Monday, 31 December 2012

Toast the New Year with Fake Champagne


On this New Year’s Eve I’m sure many HPANWO-readers will be looking for ways to eat, drink and make merry to toast in 2013. In doing so it has become and unfortunate necessity to avoid being taken in by perfectly legal acts of fraud like the one I discovered a few months ago; see:
Here for an important background article: http://hpanwo-voice.blogspot.co.uk/2012/05/fake-wine.html And it’s happened again! This time with this bottle you see me holding above. It looks like a bottle of Champagne; it has a silvery metallic covering and even has the word “Champagne” on the label. What’s more it’s an absolute snip at £4.99. I thought that the price looked too good to be true; why did I forget the second half of that old maxim?: “So what made you think it would not be?” The word on the label is actually “Charlemagne” not “Champagne”, but with the handwritten, cursive style of the lettering the two words are fairly hard to distinguish. As I say in the article linked above I think this is deliberate. Charlemagne is actually not any kind of wine; it’s a perry, what is usually called today “pear cider”. Its alcohol content is a mere 5%, far lower than Champagne, and although this is a big 1.5 litre bottle it might not be enough on its own to spark off the New Year joviality.

Because of my previous experience I’m forewarned and forearmed, but it’s important to realize that the manufacturers of Charlemagne Perry are not actually breaking any rules. You can bet that they had it thoroughly checked by a lawyer before selling it. However this is one of those all too familiar cases in our society in which something bad is done, while holding itself away from the borderline beyond which things are officially labeled “bad”, by using legal loopholes. Red tape and acres of Byzantine small print turn black into white and up into down. The marketing aim of Charlemagne Perry is to make their product look like Champagne.

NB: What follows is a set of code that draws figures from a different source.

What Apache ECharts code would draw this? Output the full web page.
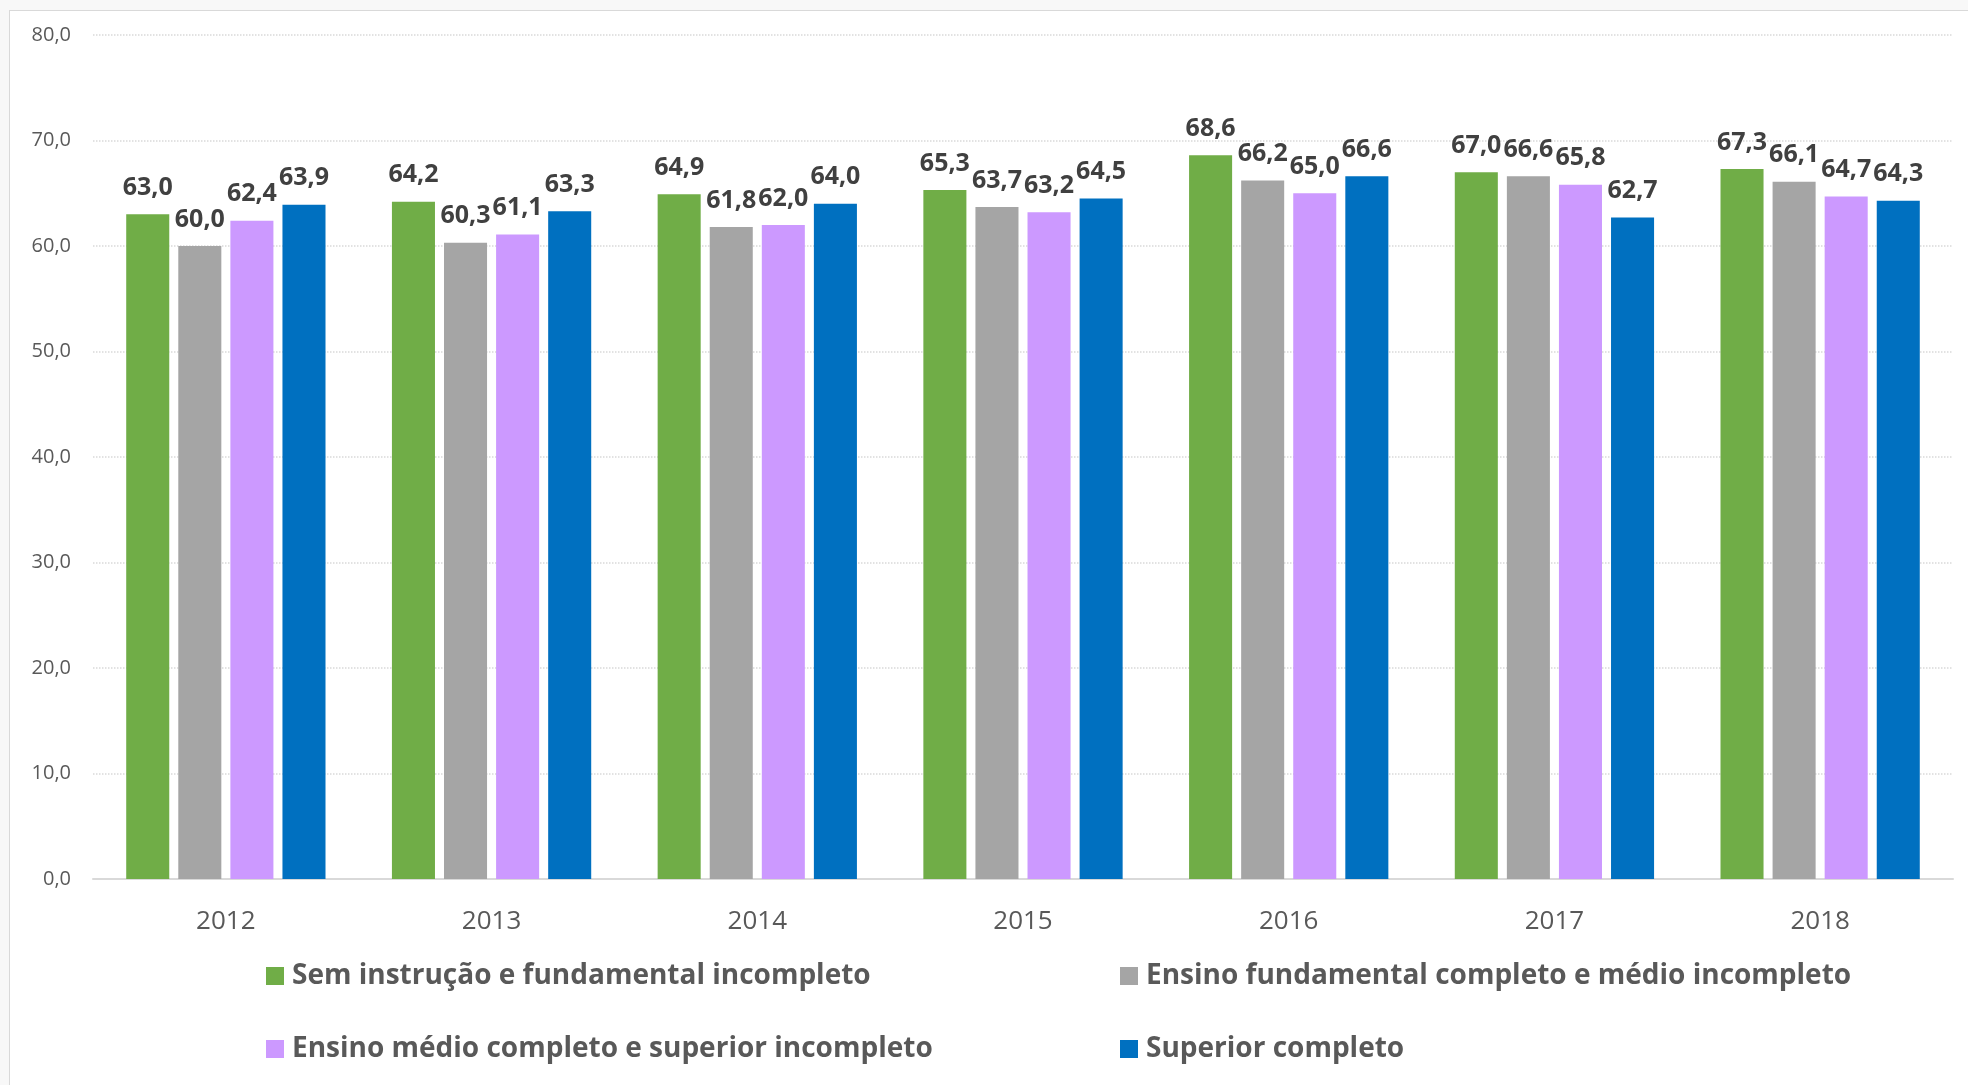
<!DOCTYPE html>
<html>
<head>
<meta charset="utf-8">
<script src="https://cdn.jsdelivr.net/npm/echarts@6/dist/echarts.min.js"></script>
<style>
  html, body { margin: 0; padding: 0; width: 1968px; height: 1085px; overflow: hidden; background: #f8f8f8; }
  #frame { position: absolute; left: 9px; top: 10px; right: -2px; bottom: -2px; background: #fff;
           border-left: 1px solid #d9d9d9; border-top: 1px solid #d9d9d9; }
  #chart { position: absolute; left: 0; top: 0; width: 1968px; height: 1085px; }
</style>
</head>
<body>
<div id="frame"></div>
<div id="chart"></div>
<script>
// ---- data ----
const years = ['2012', '2013', '2014', '2015', '2016', '2017', '2018'];
const seriesNames = [
  'Sem instrução e fundamental incompleto',
  'Ensino fundamental completo e médio incompleto',
  'Ensino médio completo e superior incompleto',
  'Superior completo'
];
const semInstrucao = [63.0, 64.2, 64.9, 65.3, 68.6, 67.0, 67.3];
const fundCompleto = [60.0, 60.3, 61.8, 63.7, 66.2, 66.6, 66.1];
const medioCompleto = [62.4, 61.1, 62.0, 63.2, 65.0, 65.8, 64.7];
const superiorCompleto = [63.9, 63.3, 64.0, 64.5, 66.6, 62.7, 64.3];
const colors = ['#70ad47', '#a5a5a5', '#cc99ff', '#0070c0'];

const FONT = '"Open Sans", "Noto Sans", sans-serif';
const comma = v => (+v).toFixed(1).replace('.', ',');

const chart = echarts.init(document.getElementById('chart'), null, { renderer: 'canvas' });

const values = [semInstrucao, fundCompleto, medioCompleto, superiorCompleto];
const legendText = { color: '#595959', fontFamily: FONT, fontWeight: 'bold', fontSize: 28, padding: [0, 0, 0, 3] };

chart.setOption({
  backgroundColor: 'transparent',
  animation: false,
  grid: { left: 93, right: 15, top: 35, bottom: 206 },
  legend: [
    { data: [seriesNames[0], seriesNames[2]], orient: 'vertical', left: 261, top: 957,
      icon: 'rect', itemWidth: 18, itemHeight: 18, itemGap: 45, textStyle: legendText },
    { data: [seriesNames[1], seriesNames[3]], orient: 'vertical', left: 1115, top: 957,
      icon: 'rect', itemWidth: 18, itemHeight: 18, itemGap: 45, textStyle: legendText }
  ],
  xAxis: {
    type: 'category', data: years,
    axisLine: { lineStyle: { color: '#d9d9d9', width: 2 } },
    axisTick: { show: false },
    axisLabel: { color: '#595959', fontFamily: FONT, fontSize: 26, margin: 30 }
  },
  yAxis: {
    type: 'value', min: 0, max: 80, interval: 10,
    axisLine: { show: false }, axisTick: { show: false },
    axisLabel: { color: '#595959', fontFamily: FONT, fontSize: 20, margin: 22, formatter: comma },
    splitLine: { lineStyle: { color: '#d9d9d9', type: 'dotted', width: 1.5 } }
  },
  series: seriesNames.map((name, i) => ({
    name, type: 'bar', data: values[i],
    barGap: '21%', barCategoryGap: '25%',
    itemStyle: { color: colors[i] },
    label: { show: true, position: 'top', distance: 14, color: '#404040',
      fontFamily: FONT, fontWeight: 'bold', fontSize: 25, formatter: p => comma(p.value) }
  }))
});
</script>
</body>
</html>
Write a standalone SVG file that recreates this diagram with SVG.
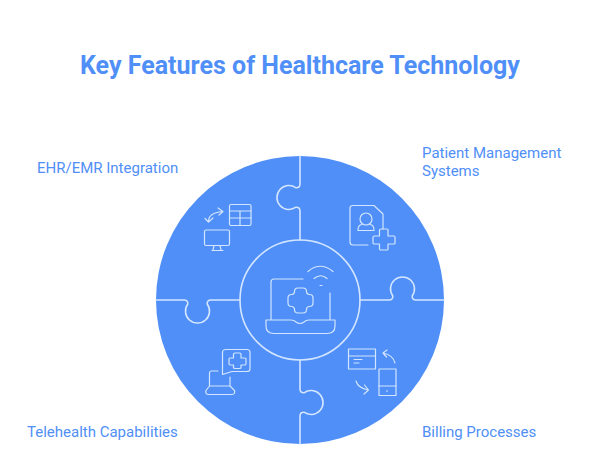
<svg xmlns="http://www.w3.org/2000/svg" width="600" height="476" viewBox="0 0 600 476">
<style>
.t{font-family:Roboto,"Liberation Sans",sans-serif;font-size:15px;fill:#4f8ff7}
.l{fill:none;stroke:#d3e5ff;stroke-width:1.6;stroke-linecap:round;stroke-linejoin:round}
.i{fill:none;stroke:#d3e5ff;stroke-width:1.2;stroke-linecap:round;stroke-linejoin:round}
</style>
<defs><path id="seam" class="l" d="M300 156V184Q300 188 296 187.800A12 12 0 1 0 296 207.200Q300 207 300 211V240"/></defs>
<rect width="600" height="476" fill="#fff"/>
<text x="300" y="74" text-anchor="middle" style="font-family:Roboto,'Liberation Sans',sans-serif;font-size:25px;font-weight:700;fill:#4f8ff7">Key Features of Healthcare Technology</text>
<circle cx="300" cy="300" r="144" fill="#4f8ff7"/>
<g id="connectors">
<use href="#seam"/>
<use href="#seam" transform="rotate(90 300 300)"/>
<use href="#seam" transform="rotate(180 300 300)"/>
<use href="#seam" transform="rotate(270 300 300)"/>
</g>
<g id="center"><circle class="l" cx="300" cy="300" r="60"/>
<path class="i" d="M303 279H274Q271 279 271 282V320M330 293V320M266 320H291Q294 320 296 322Q300 325 304 322Q306 320 309 320H335V326Q335 333.500 327 333.500H274Q266 333.500 266 326Z"/>
<path class="i" d="M294.500 291.500Q294.500 288 298 288H303Q306.500 288 306.500 291.500Q306.500 294.500 309.500 294.500Q313 294.500 313 298V303Q313 306.500 309.500 306.500Q306.500 306.500 306.500 309.500Q306.500 313 303 313H298Q294.500 313 294.500 309.500Q294.500 306.500 291.500 306.500Q288 306.500 288 303V298Q288 294.500 291.500 294.500Q294.500 294.500 294.500 291.500Z"/>
<path class="i" d="M308 271.500Q320 261 333 271.500M314 278.500Q321 273 327 278.500M320 285.500H322"/>
</g>
<g id="ehr"><text class="t" x="37" y="173">EHR/EMR Integration</text>
<rect class="i" x="229.500" y="204.500" width="21.500" height="21" rx="1.500"/>
<path class="i" d="M229.500 211H251M229.500 218H251M240 211V225.500"/>
<rect class="i" x="204.500" y="230" width="25" height="15.500" rx="1.500"/>
<path class="i" d="M214 245.500L213 250M220 245.500L221 250M212 250.500H223"/>
<path class="i" d="M205 218.500L208.500 222L213 218M208.500 222Q208 213 222.500 211.500M218 208L223 211.500L219 215"/>
</g>
<g id="patient"><text class="t" x="422" y="158">Patient Management</text><text class="t" x="422" y="176">Systems</text>
<path class="i" d="M368 245H353Q350 245 350 242V208Q350 205.500 353 205.500H374L383 214V229"/>
<circle class="i" cx="366" cy="219" r="6"/>
<path class="i" d="M358 230Q358 225 362 224.500M370 224.500Q374 225 374 230V230.500H358V230"/>
<path class="i" d="M379.500 230Q379.500 229 381 229H387Q388 229 388 230V236H394Q395 236 395 237.500V243Q395 244 394 244H388V249Q388 250 387 250H381Q379.500 250 379.500 249V244H374.500Q373 244 373 243V237.500Q373 236 374.500 236H379.500Z"/>
</g>
<g id="telehealth"><text class="t" x="27" y="437">Telehealth Capabilities</text>
<path class="i" d="M226 349.500H247Q250 349.500 250 352.500V369Q250 371.500 247 371.500H232L222.500 374.500V352.500Q222.500 349.500 226 349.500Z"/>
<path class="i" d="M233.500 354Q233.500 353 235 353H239.500Q241 353 241 354V358H245Q246 358 246 359V363.500Q246 365 245 365H241V367.500Q241 368.500 239.500 368.500H235Q233.500 368.500 233.500 367.500V365H230Q229 365 229 363.500V359Q229 358 230 358H233.500Z"/>
<path class="i" d="M218 371H211Q209.500 371 209.500 373V386L206 390.500Q205 394 208 394.500H232Q235.500 394 234.500 390.500L230 386V377M209.500 386H230"/>
</g>
<g id="billing"><text class="t" x="422" y="437">Billing Processes</text>
<rect class="i" x="348.500" y="349" width="27" height="20"/>
<path class="i" d="M348.500 356H375.500M354 359.500H362M354 363H359"/>
<rect class="i" x="379" y="369" width="17" height="26.500"/>
<path class="i" d="M379 386H396M386.500 391H387.500"/>
<path class="i" d="M395 363Q393 355 383 353M387 350L383 353L386.500 357"/>
<path class="i" d="M356 381Q358 388 368 390M364.500 385L368.500 390L364 394"/>
</g>
</svg>
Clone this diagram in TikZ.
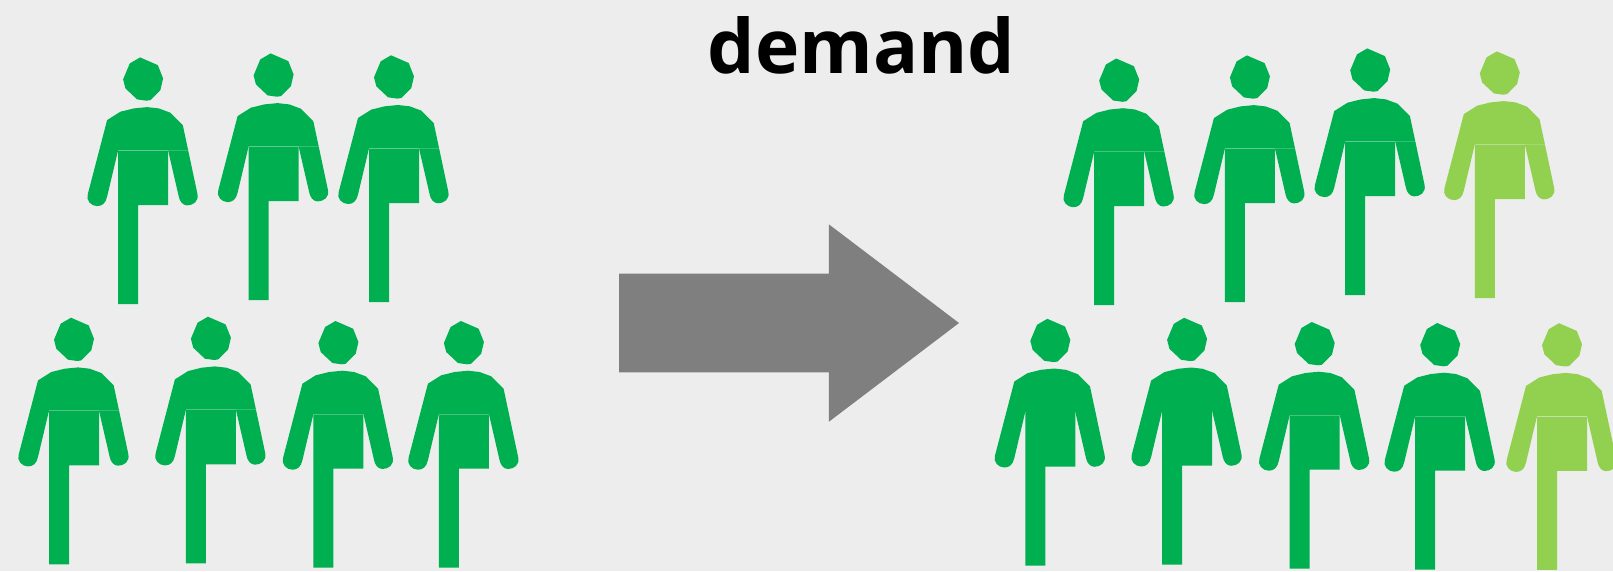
\documentclass[tikz,border=0pt]{standalone}
\usepackage{fontspec}
\usepackage{xcolor}
\usepackage{tikz}
\setmainfont{Open Sans}
\definecolor{bggray}{HTML}{EDEDED}
\definecolor{arrowgray}{HTML}{7F7F7F}
\definecolor{darkgreen}{HTML}{00B050}
\definecolor{lightgreen}{HTML}{92D050}
\tikzset{
  person/.pic={
    \path[pic actions] (22,-93)--(39.7,-85.3)--(45,-72)--(42.3,-60.3)--(32.3,-50.3)--(28.3,-49.7)--(19,-51)--(7.3,-62)--(5,-71)--(11.7,-87)--cycle;
    \path[pic actions] (-11,-30.3)--(2.3,-38.7)--(15.7,-42)--(29,-43.3)--(40.7,-42)--(52.3,-37.7)--(64.7,-25.3)--(70.1,0)--(0,0)--(-11,46.3)
      .. controls (-12.5,53) and (-16,55.7) .. (-21,55.7) .. controls (-27,55.7) and (-32.5,50) .. (-30.3,43.7)--cycle;
    \path[pic actions] (0,0.3)--(50,0.3)--(50,54.7)--(20,54.7)--(20,153.7)--(0,153.7)--cycle;
    \path[pic actions] (50,0)--(70.1,0)--(79.3,43.3)
      .. controls (81,51) and (75,55) .. (69,55) .. controls (64.5,55) and (61.5,50.5) .. (60.7,46.3)--cycle;
  },
  dark/.style={fill=darkgreen},
  light/.style={fill=lightgreen}
}

\begin{document}
\begin{tikzpicture}[x=1pt, y=-1pt]
\fill[bggray] (0,0) rectangle (1613,571);
\clip (0,0) rectangle (1613,571);
\useasboundingbox (0,0) rectangle (1613,571);
\node[font=\fontsize{75}{75}\selectfont\bfseries, inner sep=0pt, anchor=base] (title) at (861.5,73) {demand};
% left group
\pic[dark] (a1) at (118.1,150.4) {person};
\pic[dark] (a2) at (248.6,146.4) {person};
\pic[dark] (a3) at (369,148.3) {person};
\pic[dark] (b1) at (49,410.7) {person};
\pic[dark] (b2) at (185.9,409.7) {person};
\pic[dark] (b3) at (313.4,414) {person};
\pic[dark] (b4) at (438.9,414) {person};
% arrow
\fill[arrowgray] (619,273.6)--(828.8,273.6)--(828.8,224.3)--(959,323)--(828.8,421.8)--(828.8,372.4)--(619,372.4)--cycle;
% right group
\pic[dark] (c1) at (1094.2,151.5) {person};
\pic[dark] (c2) at (1224.9,148.4) {person};
\pic[dark] (c3) at (1345.2,141.4) {person};
\pic[light] (c4) at (1474.8,144.4) {person};
\pic[dark] (d1) at (1025.3,411.8) {person};
\pic[dark] (d2) at (1162.1,410.8) {person};
\pic[dark] (d3) at (1289.7,415) {person};
\pic[dark] (d4) at (1415.2,416) {person};
\pic[light] (d5) at (1537,416.2) {person};
\end{tikzpicture}
\end{document}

They’re counting on getting in a lot of sales they would not otherwise make from people buying a bottle under the misapprehension that they are buying a bottle of Champagne, and patting themselves on the back for picking one up so cheaply, no doubt. A lot of those people are going to be much more vulnerable than a certain big, tough old ex-Hospital Porter you might have heard of.

I suppose the answer a lot of people will give me is: “Serve them right for not being on their guard! They should have checked the label. More fool them! They’ll know better next time.” I must be in a minority in that I’m concerned that trickery seems to be the normal way to do business nowadays. It shows a great deal of contempt for their potential customers for Charlemagne Perry’s manufacturers to do what they did. “But so what? It’s a dog-eat-dog world, Man!”, as we’re so often told. It also worries me that the ethics of conventional society are changing; the victims of trickery are more likely to be blamed than the perpetrators. If some old lady, a blind person or somebody else vulnerable buys a bottle of this stuff thinking that it’s Champagne then they are to blame for allowing themselves to be fooled. The one doing the fooling is morally A-OK! I find it sad that fairness, trust, honest trade and respect for human dignity and sovereignty have become so marginalized and outmoded. These lamented attitudes are seen by most people as rather quaint and naïve. To believe in them marks you out as weak and sentimental.